Memorial stone, Eoghanacht, Co. Galway
Co. Galway |
Memorials
Along the north side of a road in Eoghanacht, a single stone plaque is all that remains of what was once a leacht cuimhne, a traditional Irish memorial monument typically consisting of a small cairn or structured heap of stones raised to mark a death or commemorate a soul.
The cairn itself is long gone. What survives is a modest rectangular plaque inscribed to "Thos Coneely" and dated 1811, now mortared into a modern wall immediately west of the local chapel, stripped of its original context but still legible, still present.

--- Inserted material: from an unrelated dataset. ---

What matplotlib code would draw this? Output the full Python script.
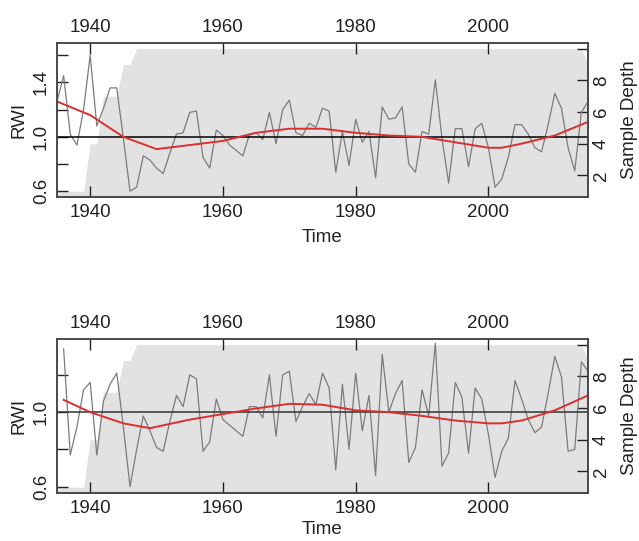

Leachta cuimhne were once a reasonably common feature of the Irish landscape, particularly in the west, serving a devotional and commemorative function outside the formal boundaries of a graveyard. They were places where prayers might be said, where a death on a road or in a field could be acknowledged in stone. The Coneely plaque dates to 1811, placing it in an era when such folk memorials were still being raised in Connacht, before the broader standardisation of funerary practice later in the nineteenth century swept away many of these informal monuments. That the plaque was preserved at all, even embedded into later stonework, suggests some local instinct to keep the name in place even as the structure around it disappeared. Thos Coneely, whoever he was, has not been entirely forgotten, just relocated.